还有另一种类型错误

Question

sumOfSquare :: Int -> Int -> Int
sumOfSquare a b = a * a + b * b

hipotenuse :: Int -> Int -> Int
hipotenuse a b = truncate(sqrt(x))
           where x = fromIntegral(sumOfSquare a b)

squareCheck :: Int -> Bool
squareCheck n = truncate(sqrt(x)) * truncate(sqrt(x)) == n
         where x = fromIntegral n

isItSquare :: Int -> Int -> Bool
isItSquare a b = squareCheck (sumOfSquare a b)

calc :: (Integral a) => a -> [(a, a, a)]
calc a = [(x, y, (hipotenuse x y)) | x <- [1..a], y <-[1..a], (isItSquare x y)]

Error message:

Prelude> :load "some.hs"
[1 of 1] Compiling Main             ( some.hs, interpreted )

some.hs:16:74:
    Couldn't match expected type `Int' against inferred type `a'
      `a' is a rigid type variable bound by
          the type signature for `calc' at some.hs:15:18
    In the first argument of `isItSquare', namely `x'
    In the expression: (isItSquare x y)
    In a stmt of a list comprehension: (isItSquare x y)
Failed, modules loaded: none.

As I understand the type of 'x' and 'y'. Is it right? Is it square require the Int. But what is the type 'x' and 'y'? I thinked they are Int.

Answer 1

Your type is too general.

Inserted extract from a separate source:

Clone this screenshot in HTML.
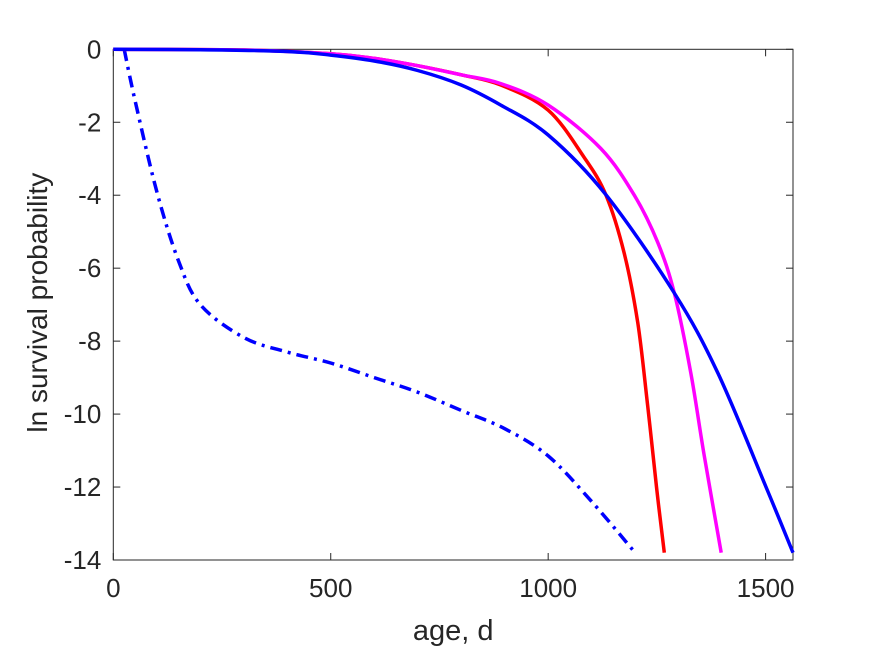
<!DOCTYPE html>
<html><head><meta charset="utf-8"><style>
body{margin:0;background:#fff}
svg{display:block;font-family:"Liberation Sans",sans-serif}
</style></head><body>
<svg id="chart" width="875" height="656">
<rect x="0" y="0" width="875" height="656" fill="#fff"/>
<g id="plot"></g>
</svg>
<script>
const xTicks=[0,500,1000,1500];
const yTicks=[0,-2,-4,-6,-8,-10,-12,-14];
const blueX=[0,200,400,500,600,700,800,891,1000,1133,1290,1390,1501,1563];
const blueY=[0,-0.01,-0.06,-0.16,-0.32,-0.58,-0.98,-1.53,-2.35,-3.99,-6.68,-8.87,-12,-13.8];
const redX=[0,300,500,600,700,800,891,1000,1083,1133,1175,1206,1229,1249,1267];
const redY=[0,-0.02,-0.12,-0.25,-0.45,-0.7,-0.98,-1.67,-2.97,-4,-5.6,-7.5,-9.8,-12,-13.8];
const magX=[0,300,500,600,700,800,891,1000,1121,1198,1252,1290,1328,1359,1398];
const magY=[0,-0.02,-0.12,-0.25,-0.45,-0.7,-0.94,-1.53,-2.72,-4,-5.3,-6.68,-8.87,-11.15,-13.8];
const dashX=[25,50,100,150,200,300,400,500,600,700,800,900,1000,1100,1200];
const dashY=[0,-1.4,-3.9,-5.8,-7.0,-7.9,-8.3,-8.6,-9.0,-9.4,-9.9,-10.4,-11.15,-12.4,-13.8];

const L=113.3,R=793,T=49.3,B=560,XMAX=1563,YMIN=-14;
const sx=v=>L+v/XMAX*(R-L);
const sy=v=>T+(0-v)/(0-YMIN)*(B-T);
const NS='http://www.w3.org/2000/svg';
const g=document.getElementById('plot');
function mk(t,a){const e=document.createElementNS(NS,t);for(const k in a)e.setAttribute(k,a[k]);g.appendChild(e);return e;}

const box=mk('rect',{x:L,y:T,width:R-L,height:B-T,fill:'none',stroke:'#262626','stroke-width':1});



xTicks.forEach(v=>{
  const x=sx(v);
  const t1=mk('line',{x1:x,x2:x,y1:B,y2:B-7,stroke:'#262626'});
  
  
  const t2=mk('line',{x1:x,x2:x,y1:T,y2:T+7,stroke:'#262626'});
  
  
  const tx=mk('text',{x:x,y:B+37,'text-anchor':'middle','font-size':26,fill:'#262626'});
  tx.textContent=v;
  
  
});
yTicks.forEach(v=>{
  const y=sy(v);
  const t1=mk('line',{x1:L,x2:L+7,y1:y,y2:y,stroke:'#262626'});
  
  
  const t2=mk('line',{x1:R,x2:R-7,y1:y,y2:y,stroke:'#262626'});
  
  
  const tx=mk('text',{x:L-12,y:y+9,'text-anchor':'end','font-size':26,fill:'#262626'});
  tx.textContent=v;
  
  
});

function line(xs,ys,color,name,dash){
  const P=xs.map((x,i)=>[sx(x),sy(ys[i])]);
  let d='M'+P[0][0].toFixed(1)+','+P[0][1].toFixed(1);
  for(let i=0;i<P.length-1;i++){
    const p0=P[Math.max(0,i-1)],p1=P[i],p2=P[i+1],p3=P[Math.min(P.length-1,i+2)];
    const c1=[p1[0]+(p2[0]-p0[0])/6,p1[1]+(p2[1]-p0[1])/6];
    const c2=[p2[0]-(p3[0]-p1[0])/6,p2[1]-(p3[1]-p1[1])/6];
    d+='C'+c1[0].toFixed(1)+','+c1[1].toFixed(1)+' '+c2[0].toFixed(1)+','+c2[1].toFixed(1)+' '+p2[0].toFixed(1)+','+p2[1].toFixed(1);
  }
  const a={d:d,fill:'none',stroke:color,'stroke-width':3.5,'stroke-linejoin':'round'};
  if(dash)a['stroke-dasharray']=dash;
  const p=mk('path',a);
  
  
}
line(dashX,dashY,'#0000ff','dash-dot-series','12,6,3,6');
line(redX,redY,'#ff0000','red-series');
line(magX,magY,'#ff00ff','magenta-series');
line(blueX,blueY,'#0000ff','blue-series');

const xl=mk('text',{x:(L+R)/2,y:640,'text-anchor':'middle','font-size':29,fill:'#262626'});
xl.textContent='age, d';


const yl=mk('text',{x:0,y:0,'text-anchor':'middle','font-size':28,fill:'#262626',transform:'translate(47,'+((T+B)/2-2)+') rotate(-90)'});
yl.textContent='ln survival probability';


</script>
</body></html>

You are passing x and y to isItSquare , which is expecing Int s, but you don't know that x and y are Int s. They could be, but they could be any other instance of Integral as well. Either change the signature to the more specific:

calc :: Int -> [(Int, Int, Int)]

Or have your helper functions work on more general types:

squareCheck :: (Integral a) => a -> Bool
...

Answer 2

You've declared sumOfSquare , hipotenuse , squareCheck and isItSquare as operating on Int .

However, you've said that calc can use any type a , as long as a is Integral .

Either declare calc like this:

calc :: Int -> [(Int, Int, Int)]

...or change all your other functions like this:

sumOfSquare :: (Integral a) => a -> a -> a

Answer 3

calc :: (Integral a) => a -> [(a, a, a)]
calc a = [(x, y, (hipotenuse x y)) | x <- [1..a], y <-[1..a], (isItSquare x y)]

a has type a (the signature explicitly says so, that's what "is a rigid type variable bound by the type signature for calc " means), and x is taken from the list [1..a] , so it also has type a (and same for y ).